Exciting news from the front line!

This week was a bit of a glorious one for me personally. I have been quite unhappy at work for awhile now. I generally enjoy the work, however my days at work have been riddled by plague in the form of a man. He goes by bill, I call him lost always. 

He was our shop manager, and generally he was not a bad person, he has a daughter and seems like quite a good father to her. As far as being the shop manager it was the worst decision ever. He refused to work on anything while he was at work which immediately made him lose some points in my book. The fact he would come over and pull me off a high dollar, deadlined project, to move a car would fire me up more then anything. Mind you this is someone that does nothing but distribute work, thats it, he could easily jump in a car and move it himself but no he didn't. I never really understood how they could bring in someone who knew nothing about cars, was scared to approach us with problems, and had no organizational skills to speak of.

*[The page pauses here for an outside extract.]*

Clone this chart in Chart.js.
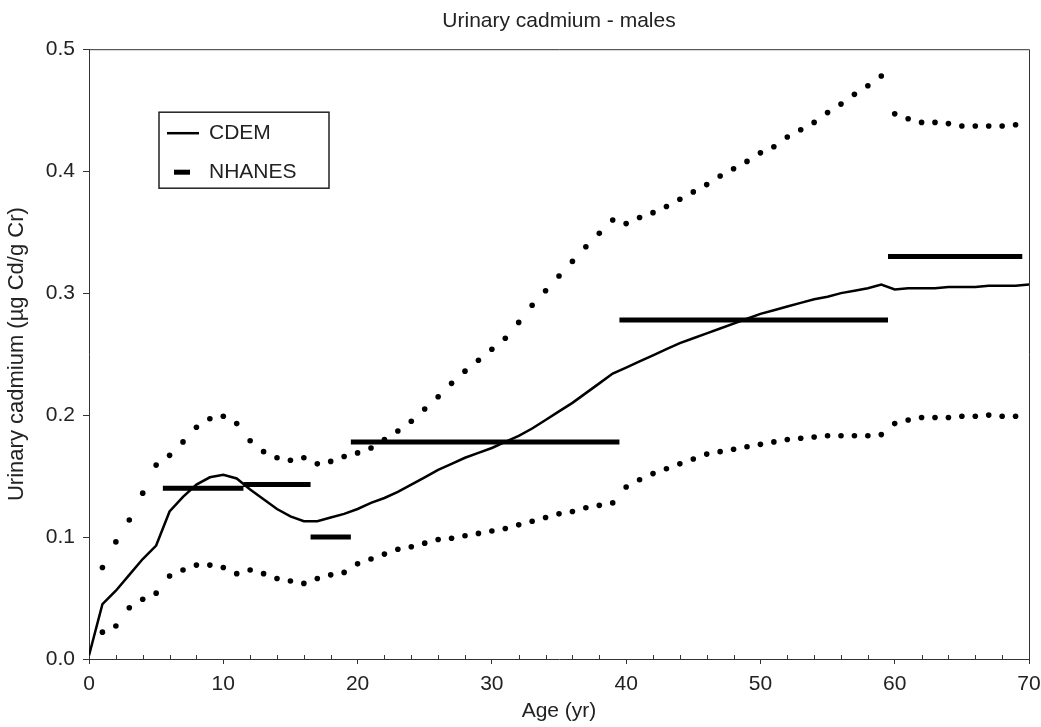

My anger started awhile ago, I had a 5 am call time to downtown Los Angeles. I arrive at the shop at 3 am to pick up a car, he had made a phone call to me and stated the car would be by the bay door and all ready to go, sounds great right? Well I get the work and the interior plastics are laying on the floor of the car and the seat belts are not installed, the headliner is even hanging down a bit. I put the car back together and fly down to LA and somehow made it one time. The next day when I came in to pick up another car I gave him to holy grail of ass chewings. I was so irate I could barely contain myself from choking him. Well here we go again I am picking up another car to go back to LA and guess what? Won't start, doesn't run! Come one give me a break here, I totally lose it and pull him into his office and start going off to which my glorious boss says nothing except... go for it, chew him out.

Since then there has been endless amounts of screw ups and downfalls on the shop managers behalf. So naturally being the level headed person I am I started on a little project I call Operation Extermination, since it was quite apparent to me he would not be fired I decided to make him quite.

I started slowly and gradually stepped it up in small notches until when I looked into his eyes all I saw was agony like today was the hardest day of his life. I pointed out everything he did wrong and what a complete waste of time and space he was. I pointed out I had not had work orders in months. Other things such as, how he is a complete dipshit and just wonders around all day making a noise that sounds like a sea lion with down syndrome. I terrorized him until I could almost see tears then really layed into him after that. I would throw tools and tell him to go try to bang the secretary some more, man she was a real pain in the ass too. 

The problem here is at work we are together for sometimes 16 to 19 hours a day, sometimes for a week, the people that work with me, we are friends, we vent, hear about relationship problems or new engagements, We are friends, sincerely friends. One guy was my room mate, another a friend from high school who's wedding I am going to be in soon, another a favorite drinking friend, another a kid I took under my wing and try to teach as much as I can too.. Fine job he is doing as well. Point is... We have fun at work, we tell jokes, we talk crap on each other all day but, gradually, this stopped. I found it tragic really, work moral was at a all time low, I tried bringing donuts to no resolve, donuts usually fix everything. 

This my friends, is why I had to terrorize the sea lion. He came in monday morning, phone in hand, with his little set of keys and put them on the boss desk and turned in his two weeks, here is yet another reason I do like my boss, he says... just leave. Perfect! 

Well this week the radio was back on and poppin' we had a lil stomp the yard crunk contest, tore down every worthless memo in the break room in a moment of glorious triumph. Things are good again friends. The glory days are here again.